On a lighter note, Dame Diana has always been one of those distant icons that light up the world and without characterising her in any disrespectful way, seeing her her face in the photo above sparked off one of those bells that now and then rings and my mind went back, curiously and perhaps a little mischievously, to that time 60 years ago now, when I was doing my National Service in the green hell of BFPO 16 in what was then West Germany.  As a National Service conscript my weekly pay was something like £2.50, which didn`t go far and so to help out I got myself a job, along with a fellow conscript, as projectionist in the AKC (Army Kinema Corporation) Cinema on the army garrison where we were stationed.
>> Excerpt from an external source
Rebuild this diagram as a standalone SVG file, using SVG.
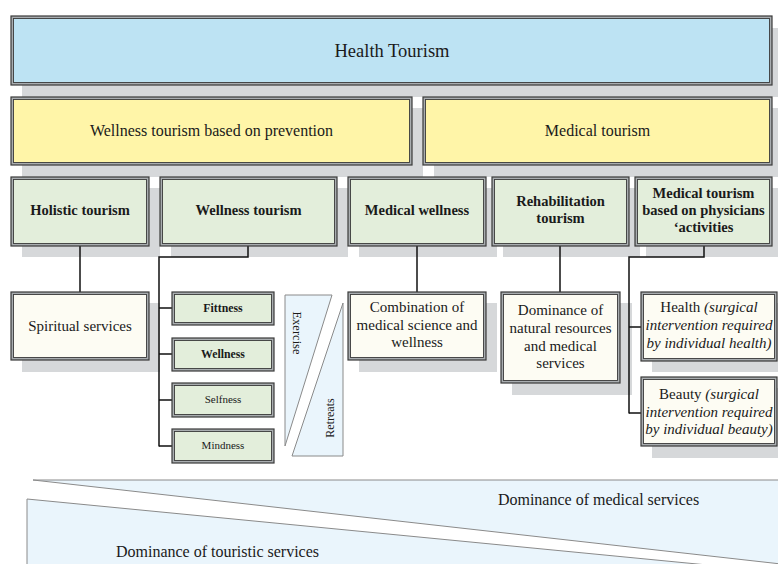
<svg xmlns="http://www.w3.org/2000/svg" width="778" height="564" viewBox="0 0 778 564">
  <style>
    text { font-family: "Liberation Serif", "Times New Roman", serif; fill: #1a1a1a; }
    .sh { fill: #d6d8da; }
    .o { stroke: #3a3a3a; stroke-width: 1.2; fill: #a9adb0; }
    .i { stroke: #3a3a3a; stroke-width: 0.9; }
    .blue { fill: #bde3f3; }
    .yel { fill: #fff5a8; }
    .grn { fill: #e3eedb; }
    .crm { fill: #fdfcf3; }
    .t18 { font-size: 18.5px; text-anchor: middle; }
    .t16 { font-size: 16px; text-anchor: middle; }
    .t15 { font-size: 15px; text-anchor: middle; }
    .b14 { font-size: 14.5px; font-weight: bold; text-anchor: middle; }
    .b12 { font-size: 11.8px; font-weight: bold; text-anchor: middle; }
    .t11 { font-size: 11px; text-anchor: middle; }
    .it { font-style: italic; }
    .con { fill: none; stroke: #111; stroke-width: 1.5; }
    .tri { fill: #eaf5fc; stroke: #8a8a8a; stroke-width: 1; }
  </style>

  <!-- drop shadows -->
  <g id="shadows">
    <rect class="sh" x="22" y="28" width="761" height="69"/>
    <rect class="sh" x="22" y="108" width="401" height="69"/>
    <rect class="sh" x="434" y="108" width="349" height="69"/>
    <rect class="sh" x="22" y="188" width="138" height="69"/>
    <rect class="sh" x="171" y="188" width="177" height="69"/>
    <rect class="sh" x="359" y="188" width="138" height="69"/>
    <rect class="sh" x="503" y="188" width="137" height="69"/>
    <rect class="sh" x="646" y="188" width="137" height="69"/>
    <rect class="sh" x="22" y="303" width="138" height="69"/>
    <rect class="sh" x="359" y="303" width="138" height="69"/>
    <rect class="sh" x="512" y="303" width="120" height="92"/>
    <rect class="sh" x="652" y="303" width="137" height="69"/>
    <rect class="sh" x="652" y="388" width="137" height="70"/>
  </g>

  <!-- connectors -->
  <g id="connectors">
    <path class="con" d="M80 246 V292"/>
    <path class="con" d="M248 246 V257 H159 V446.5"/>
    <path class="con" d="M159 308 H172 M159 354 H172 M159 400 H172 M159 446 H172"/>
    <path class="con" d="M417 246 V292"/>
    <path class="con" d="M560 246 V292"/>
    <path class="con" d="M704 246 V257 H629 V413.5"/>
    <path class="con" d="M629 327 H641 M629 413 H641"/>
  </g>

  <g id="health-tourism">
    <rect class="o" x="11" y="16" width="761" height="69"/>
    <rect class="i blue" x="13.5" y="18.5" width="756" height="64"/>
    <text class="t18" x="392" y="57">Health Tourism</text>
  </g>

  <g id="wellness-prevention">
    <rect class="o" x="11" y="97" width="401" height="68"/>
    <rect class="i yel" x="13.5" y="99.5" width="396" height="63"/>
    <text class="t16" x="211.5" y="136">Wellness tourism based on prevention</text>
  </g>

  <g id="medical-tourism">
    <rect class="o" x="423" y="97" width="349" height="68"/>
    <rect class="i yel" x="425.5" y="99.5" width="344" height="63"/>
    <text class="t16" x="597.5" y="136">Medical tourism</text>
  </g>

  <g id="holistic-tourism">
    <rect class="o" x="11" y="177" width="138" height="69"/>
    <rect class="i grn" x="13.5" y="179.5" width="133" height="64"/>
    <text class="b14" x="80" y="215">Holistic tourism</text>
  </g>

  <g id="wellness-tourism">
    <rect class="o" x="160" y="177" width="177" height="69"/>
    <rect class="i grn" x="162.5" y="179.5" width="172" height="64"/>
    <text class="b14" x="248.5" y="215">Wellness tourism</text>
  </g>

  <g id="medical-wellness">
    <rect class="o" x="348" y="177" width="138" height="69"/>
    <rect class="i grn" x="350.5" y="179.5" width="133" height="64"/>
    <text class="b14" x="417" y="215">Medical wellness</text>
  </g>

  <g id="rehabilitation-tourism">
    <rect class="o" x="492" y="177" width="137" height="69"/>
    <rect class="i grn" x="494.5" y="179.5" width="132" height="64"/>
    <text class="b14" x="560.5" y="206">Rehabilitation</text>
    <text class="b14" x="560.5" y="223">tourism</text>
  </g>

  <g id="physicians-tourism">
    <rect class="o" x="635" y="177" width="137" height="69"/>
    <rect class="i grn" x="637.5" y="179.5" width="132" height="64"/>
    <text class="b14" x="703.5" y="198">Medical tourism</text>
    <text class="b14" x="703.5" y="215">based on physicians</text>
    <text class="b14" x="703.5" y="232">‘activities</text>
  </g>

  <g id="spiritual-services">
    <rect class="o" x="11" y="292" width="138" height="68"/>
    <rect class="i crm" x="13.5" y="294.5" width="133" height="63"/>
    <text class="t15" x="80" y="331">Spiritual services</text>
  </g>

  <g id="fitness">
    <rect class="o" x="172" y="292" width="102" height="33"/>
    <rect class="i grn" x="174.5" y="294.5" width="97" height="28"/>
    <text class="b12" x="223" y="312">Fittness</text>
  </g>

  <g id="wellness">
    <rect class="o" x="172" y="338" width="102" height="33"/>
    <rect class="i grn" x="174.5" y="340.5" width="97" height="28"/>
    <text class="b12" x="223" y="358">Wellness</text>
  </g>

  <g id="selfness">
    <rect class="o" x="172" y="383" width="102" height="34"/>
    <rect class="i grn" x="174.5" y="385.5" width="97" height="29"/>
    <text class="t11" x="223" y="403">Selfness</text>
  </g>

  <g id="mindness">
    <rect class="o" x="172" y="429" width="102" height="34"/>
    <rect class="i grn" x="174.5" y="431.5" width="97" height="29"/>
    <text class="t11" x="223" y="449">Mindness</text>
  </g>

  <g id="exercise">
    <polygon class="tri" points="285,295 332,295 285,446"/>
    <text class="t11" style="font-size:12.5px" transform="translate(292.5,333) rotate(90)">Exercise</text>
  </g>

  <g id="retreats">
    <polygon class="tri" points="343,303 343,456 292,456"/>
    <text class="t11" style="font-size:12px" transform="translate(334,418) rotate(-90)">Retreats</text>
  </g>

  <g id="combination">
    <rect class="o" x="348" y="292" width="138" height="68"/>
    <rect class="i crm" x="350.5" y="294.5" width="133" height="63"/>
    <text class="t15" x="417" y="312">Combination of</text>
    <text class="t15" x="417" y="330">medical science and</text>
    <text class="t15" x="417" y="347">wellness</text>
  </g>

  <g id="natural-resources">
    <rect class="o" x="501" y="292" width="119" height="91"/>
    <rect class="i crm" x="503.5" y="294.5" width="114" height="86"/>
    <text class="t15" x="560.5" y="315">Dominance of</text>
    <text class="t15" x="560.5" y="333">natural resources</text>
    <text class="t15" x="560.5" y="351">and medical</text>
    <text class="t15" x="560.5" y="368">services</text>
  </g>

  <g id="health-surgery">
    <rect class="o" x="641" y="292" width="136" height="69"/>
    <rect class="i crm" x="643.5" y="294.5" width="131" height="64"/>
    <text class="t15" x="709" y="312">Health <tspan class="it">(surgical</tspan></text>
    <text class="t15 it" x="709" y="330">intervention required</text>
    <text class="t15 it" x="709" y="348">by individual health)</text>
  </g>

  <g id="beauty-surgery">
    <rect class="o" x="641" y="377" width="136" height="69"/>
    <rect class="i crm" x="643.5" y="379.5" width="131" height="64"/>
    <text class="t15" x="709" y="399">Beauty <tspan class="it">(surgical</tspan></text>
    <text class="t15 it" x="709" y="417">intervention required</text>
    <text class="t15 it" x="709" y="434">by individual beauty)</text>
  </g>

  <!-- service dominance wedges -->
  <g id="medical-dominance">
    <polygon class="tri" points="33,480 790,480 790,565"/>
    <text class="t16" x="598.5" y="505">Dominance of medical services</text>
  </g>

  <g id="touristic-dominance">
    <polygon class="tri" points="27,499 790,573 790,600 27,600"/>
    <text class="t16" x="217.5" y="557">Dominance of touristic services</text>
  </g>
</svg>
When I started this blog all those years ago some of my early tentative posts tried to capture those times working in the cinema, which for then was state of the art affair with cinema scope screen, stereo sound, fancy lighting and all the trimmings of a `proper` night at the movies.  One of the jobs was that when the film programme for the week drew to a close was to pack it away for transmission on to the next cinema in the chain.  But we developed a penchant for snipping bits of films - just a few frames - to keep for ourselves.  Of course, with the enthusiasm of youthful soldiering, those snippets tended to be of film actresses that lit up the silver screen  and as the snippets grew into quite a collection, we would splice them together and enjoy them a privately once the cinema had closed for the evening.

There were a number of actresses who qualified for our collection - I remember in particular a crush we developed for Yvette Mimieux, the French actress who played Meena in `The Time Machine`along with Rod Taylor - but there were others for whom we felt something of an `attraction.`   Now I`m not sure Dame Diana Rigg was around too much in those far off cinema days but there`s little question that, had she been, then she would have undoubtedly qualified for inclusion in our exclusive collection.   That might just be the best compliment I can pay her in expressing my sorrow that she is no longer here.